Baca juga: Buntut Dugaan Penyelewengan Dana Sosial, Kemensos Cabut Izin ACT

“Jadi alasan kita mencabut dengan pertimbangan karena adanya indikasi pelanggaran terhadap Peraturan Menteri Sosial," Kata Muhadjir dalam keterangan tertulis, Rabu (6/7/2022).

Salah satu indikasi pelanggaran yang ditemukan Kemensos adalah lebih tingginya pemotongan uang donasi dari treshold yang ditetapkan peraturan perundang-undangan.

Berdasarkan keterangan Presiden ACT lbnu Khajar, pihaknya memotong rata-rata 13,7 persen dari dana hasil pengumpulan uang atau barang sebagai dana operasional yayasan.

Baca juga: Potongan Donasi 13,7 Persen Jadi Alasan Kemensos Cabut Izin ACT

Padahal berdasarkan peraturan, pembiayaan atas usaha pengumpulan sebanyak-banyaknya dipotong 10 persen dari hasil sumbangan yang diperoleh. Hal ini diatur dalam ketentuan Pasal 6 ayat (1) Peraturan Pemerintah Nomor 29 Tahun 1980 tentang Pelaksanaan Pengumpulan Sumbangan.

Bahkan khusus PUB bencana, donasi yang terkumpul seluruhnya harus disalurkan kepada masyarakat tanpa ada pemotongan biaya operasional dari dana yang terkumpul.

"Angka 13,7 persen tersebut tidak sesuai dengan ketentuan batasan maksimal 10 persen," beberapa Muhadjir.

Muhadjir menuturkan, pemerintah akan memberi sanksi lebih lanjut kepada yayasan tersebut jika terbukti melanggar.
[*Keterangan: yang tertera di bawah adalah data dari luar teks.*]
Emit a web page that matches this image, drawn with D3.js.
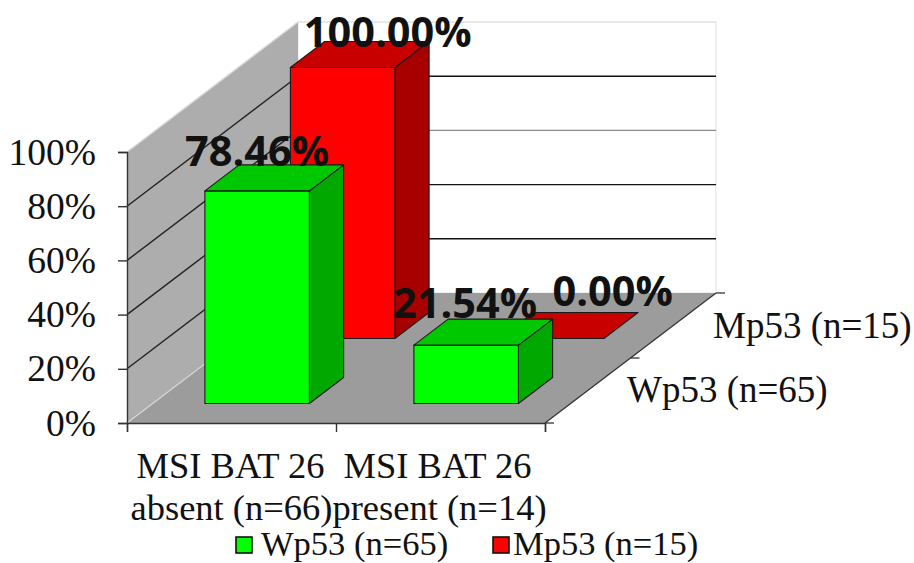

Pemberian sanksi harus didasarkan pada hasil pemeriksaan dari Inspektorat Jenderal yang mengadakan pertemuan dengan pimpinan ACT.

Terkait pencabutan izin ACT sebagai penyelenggara PUB merupakan bagian dari sanksi atau bukan, Sekretaris Jenderal Kemensos Harry Hikmat belum mau berkomentar.

Lembaga lain keta "getah"

Buntut dari terbongkarnya penyelewengan dana donasi oleh ACT, lembaga sejenis lain akhirnya kena getahnya. Muhadjir mengatakan, Kemensosakan menyisir izin yayasan lain.

Baca juga: Imbas Kasus ACT, Kemensos Bakal Sisir Izin Lembaga Donasi Lain

Tindakan yang ia lakukan merupakan bentuk responsif pemerintah terhadap peristiwa yang terjadi.

"Pemerintah responsif terhadap hal-hal yang sudah meresahkan masyarakat dan selanjutnya akan melakukan penyisiran terhadap ijin-ijin yang telah diberikan kepada yayasan lain dan untuk memberikan efek jera agar tidak terulang kembali," jelasnya.

ACT kalang kabut

Sore hari setelah pemerintah mengumumkan pencabutan izin, ACT menggelar konferensi pers pada di kantor pusat ACT Menara 165, Jalan TB Simatupang, Cilandak Timur, Jakarta Selatan.

Pemimpinnya, Ibnu Khajar, mengaku kaget atas keputusan Kemensos mencabut izin lembaga. Padahal, dia beralasan, pihaknya selalu bersikap kooperatif untuk membuka transparansi pengelolaan keuangan bantuan yang mereka kelola.

Baca juga: Izin ACT Dicabut Kemensos, Presiden ACT: Kami Akan Patuhi

Ibnu menuturkan, ACT memenuhi panggilan Kemensos sehari sebelumnya untuk menjelaskan secara rinci masalah yang terjadi di internal perusahaan.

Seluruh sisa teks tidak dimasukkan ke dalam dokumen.